Fizyolojik olarak bir erkek için en dayanıklı yaşlar 35 yaşından sonra başlıyor. O yüzden maraton gibi, triatlon gibi yarışlarda 38-42 yaşlarında adamlar görürsünüz. Yaş sınırı da yok. Mesela 78 yaşındaki bir adamın maratonu bitiriş derecesi benimkinden daha iyi çıkabiliyor.


40 kişinin çalıştığı, 20 milyon doların üzerinde ciro yapan Piramit Ajans'ın kurucusuyum. Çok yoğun bir iş tempom var. Yine de şunu düşünüyorum; kimse hiçbir şeyle ilgilenmiyor. "Ben bu işi yapsam, bu sırada da işimi hiç aksatmasam çevremde bir model oluştursam" dedim.
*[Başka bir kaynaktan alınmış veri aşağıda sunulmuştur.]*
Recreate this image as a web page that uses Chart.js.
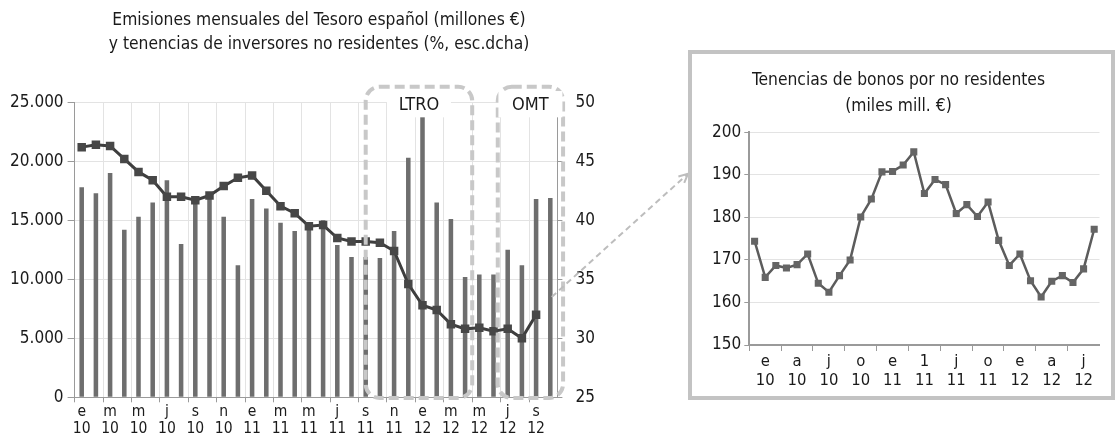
<!DOCTYPE html>
<html><head><meta charset="utf-8">
<script src="https://cdn.jsdelivr.net/npm/chart.js@4.4.1/dist/chart.umd.min.js"></script>
<style>
html,body{margin:0;padding:0;background:#fff;width:1119px;height:444px;overflow:hidden;font-family:'Liberation Sans Narrow','DejaVu Sans Condensed',sans-serif;}
#left{position:absolute;left:0;top:0;}
#rbox{position:absolute;left:688px;top:50px;width:427px;height:350px;box-sizing:border-box;border:4px solid #c3c3c3;background:#fff;}
#right{position:absolute;left:0;top:0;}
.title{position:absolute;text-align:center;color:#1a1a1a;font-size:17.3px;line-height:24px;white-space:nowrap;}
</style></head><body>
<canvas id="left" width="700" height="444"></canvas>
<div class="title" style="left:19px;top:7px;width:600px;">Emisiones mensuales del Tesoro español (millones €)<br>y tenencias de inversores no residentes (%, esc.dcha)</div>
<div id="rbox"><canvas id="right" width="419" height="342"></canvas>
<div class="title" style="left:-3px;top:12px;width:419px;line-height:26px;">Tenencias de bonos por no residentes<br>(miles mill. €)</div></div>
<script>
const F = "'Liberation Sans Narrow','DejaVu Sans Condensed',sans-serif";
Chart.defaults.font.family = F;

// Months Jan 2010 - Oct 2012 (left chart)
const categories = [
 ['e','10'],['f','10'],['m','10'],['a','10'],['m','10'],['j','10'],['j','10'],['a','10'],['s','10'],['o','10'],['n','10'],['d','10'],
 ['e','11'],['f','11'],['m','11'],['a','11'],['m','11'],['j','11'],['j','11'],['a','11'],['s','11'],['o','11'],['n','11'],['d','11'],
 ['e','12'],['f','12'],['m','12'],['a','12'],['m','12'],['j','12'],['j','12'],['a','12'],['s','12'],['o','12']
];
// Emisiones mensuales del Tesoro (millones €)
const emisiones = [17800,17300,19000,14200,15300,16500,18400,13000,16700,17000,15300,11200,
 16800,16000,14800,14100,14400,15000,12900,11900,11900,11800,14100,20300,
 24000,16500,15100,10200,10400,10400,12500,11200,16800,16900];
// Tenencias de no residentes (% , eje dcho)
const noResidentesPct = [46.2,46.4,46.3,45.2,44.1,43.4,42.0,42.0,41.7,42.1,42.9,43.6,
 43.8,42.5,41.2,40.6,39.5,39.6,38.5,38.2,38.2,38.1,37.4,34.6,
 32.8,32.4,31.2,30.8,30.9,30.6,30.8,30.0,32.0,null];

// Right chart: Jan 2010 - Sep 2012 (miles mill. €)
const tenenciasMonths = categories.slice(0,33);
const tenencias = [174.4,165.9,168.7,168.1,168.9,171.4,164.5,162.4,166.3,170.0,180.1,184.3,
 190.7,190.8,192.3,195.4,185.6,188.9,187.7,180.9,183.0,180.2,183.6,174.6,
 168.7,171.4,165.1,161.3,165.0,166.3,164.7,167.9,177.2];
const rightTickLabels = [['e','10'],['a','10'],['j','10'],['o','10'],['e','11'],['1','11'],['j','11'],['o','11'],['e','12'],['a','12'],['j','12']];

// Annotation boxes (category index positions)
const boxes = [{label:'LTRO', from:20, to:27.5},{label:'OMT', from:29.3, to:33.9}];

const fmt = v => String(v).replace(/\B(?=(\d{3})+(?!\d))/g,'.');
const TICKC = '#1a1a1a', AX = '#9a9a9a', GRID = '#e3e3e3', NONE = 'rgba(0,0,0,0)';

function rrect(ctx,x,y,w,h,r){
  ctx.beginPath();
  ctx.moveTo(x+r,y); ctx.lineTo(x+w-r,y); ctx.arcTo(x+w,y,x+w,y+r,r);
  ctx.lineTo(x+w,y+h-r); ctx.arcTo(x+w,y+h,x+w-r,y+h,r);
  ctx.lineTo(x+r,y+h); ctx.arcTo(x,y+h,x,y+h-r,r);
  ctx.lineTo(x,y+r); ctx.arcTo(x,y,x+r,y,r); ctx.closePath();
}

const annot = {
  id:'annot',
  afterDatasetsDraw(chart){
    const {ctx, scales:{x,y,y1}} = chart;
    ctx.save();
    const top = y.getPixelForValue(26320), bot = y.getPixelForValue(-60);
    ctx.strokeStyle = '#c8c8c8'; ctx.lineWidth = 4; ctx.setLineDash([10,5]);
    boxes.forEach(b=>{
      const x0 = x.getPixelForValue(b.from), x1 = x.getPixelForValue(b.to);
      rrect(ctx,x0,top,x1-x0,bot-top,14); ctx.stroke();
    });
    ctx.setLineDash([]);
    boxes.forEach(b=>{
      const cx = x.getPixelForValue((b.from+b.to)/2);
      ctx.fillStyle = '#fff'; ctx.fillRect(cx-32, top+4.3, 64, 26.3);
      ctx.fillStyle = TICKC; ctx.font = "18px "+F; ctx.textAlign='center'; ctx.textBaseline='alphabetic';
      ctx.fillText(b.label, cx, top+23.3);
    });
    // connector arrow to the right panel
    const sx = x.getPixelForValue(33.1), sy = y1.getPixelForValue(33.5);
    const ex = chart.width-12, ey = y1.getPixelForValue(43.95);
    ctx.strokeStyle = '#bdbdbd'; ctx.lineWidth = 2; ctx.setLineDash([6,4]);
    ctx.beginPath(); ctx.moveTo(sx,sy); ctx.lineTo(ex,ey); ctx.stroke();
    ctx.setLineDash([]);
    const a = Math.atan2(ey-sy, ex-sx);
    ctx.beginPath();
    ctx.moveTo(ex-10*Math.cos(a-0.45), ey-10*Math.sin(a-0.45)); ctx.lineTo(ex,ey);
    ctx.lineTo(ex-10*Math.cos(a+0.45), ey-10*Math.sin(a+0.45)); ctx.stroke();
    ctx.restore();
  }
};

new Chart(document.getElementById('left'), {
  type:'bar',
  data:{ labels: categories, datasets:[
    {type:'line', data:noResidentesPct, yAxisID:'y1', order:0, borderColor:'#3e3e3e', borderWidth:3,
     pointStyle:'rect', pointRadius:6, pointHoverRadius:6, pointBackgroundColor:'#474747', pointBorderWidth:0, tension:0},
    {type:'bar', data:emisiones, yAxisID:'y', order:1, backgroundColor:'#6e6e6e', barPercentage:0.32, categoryPercentage:1}
  ]},
  options:{ responsive:false, animation:false, devicePixelRatio:1,
    layout:{padding:{top:102.3,left:0,right:0,bottom:0}},
    plugins:{legend:{display:false}, tooltip:{enabled:false}},
    scales:{
      x:{ offset:true,
          grid:{offset:true, color:c=>c.index%2===0?GRID:NONE, tickColor:c=>c.index%2===0?AX:NONE, tickLength:5},
          border:{color:AX},
          ticks:{autoSkip:false, maxRotation:0, padding:1, color:TICKC, font:{size:15.5, lineHeight:1.1},
                 callback:(v,i)=> i%2===0 ? categories[i] : ''},
          afterFit:s=>{s.height=46.7;} },
      y:{ position:'left', min:0, max:25000,
          ticks:{stepSize:5000, callback:fmt, padding:4, color:TICKC, font:{size:17}},
          grid:{color:GRID, tickColor:AX, tickLength:7}, border:{color:AX},
          afterFit:s=>{s.width=74.6;} },
      y1:{ position:'right', min:25, max:50,
          ticks:{stepSize:5, padding:13, color:TICKC, font:{size:17}},
          grid:{drawOnChartArea:false, tickColor:AX, tickLength:5}, border:{color:AX},
          afterFit:s=>{s.width=142.6;} }
    }
  },
  plugins:[annot]
});

new Chart(document.getElementById('right'), {
  type:'line',
  data:{ labels: tenenciasMonths, datasets:[
    {data:tenencias, borderColor:'#5c5c5c', borderWidth:2.5, pointStyle:'rect', pointRadius:5, pointHoverRadius:5,
     pointBackgroundColor:'#656565', pointBorderWidth:0, tension:0}
  ]},
  options:{ responsive:false, animation:false, devicePixelRatio:1,
    layout:{padding:{top:78.3,right:11.5,left:0,bottom:0}},
    plugins:{legend:{display:false}, tooltip:{enabled:false}},
    scales:{
      x:{ offset:true,
          grid:{offset:true, drawOnChartArea:false, tickColor:c=>c.index%3===0?AX:NONE, tickLength:6},
          border:{color:AX, width:2},
          ticks:{autoSkip:false, maxRotation:0, padding:2, color:TICKC, font:{size:16.5, lineHeight:1.1},
                 callback:(v,i)=> i%3===1 ? rightTickLabels[(i-1)/3] : ''},
          afterFit:s=>{s.height=51;} },
      y:{ min:150, max:200,
          ticks:{stepSize:10, padding:3, color:TICKC, font:{size:17}},
          grid:{color:GRID, tickColor:AX, tickLength:5}, border:{color:AX, width:2},
          afterFit:s=>{s.width=57.3;} }
    }
  }
});
</script>
</body></html>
  • Ayakkabılarınıza bir çip takılıyor. Start çizgisinde, 10'uncu , 21'inci, 32'nci kilometrelerde ve finişte bu çipleri okuyan manyetik alanlardan geçiyorsunuz. Böylece sürelerinizi takip edebiliyorsunuz.
  • 2,5 kilometrede bir su istasyonları var. Her 5 kilometrede ise suyun yanında enerji veren içeceklerden var. Ayrıca istiyorsanız bazı noktalarda size ait özel bir içecek koyabiliyorlar, göğüs numaranıza göre veriyorlar.
  • Yine her 5 kilometrede bir tuvalet var.
  • Herkes atlet şortları ve tişörtleri giyiyor. Meme uçları bantlanıyor çünkü dört saat boyunca atletinize sürtünüp duruyor, sonra da kanıyor. Koltuk altlarına da sürtünmeye karşı vazelin sürülüyor.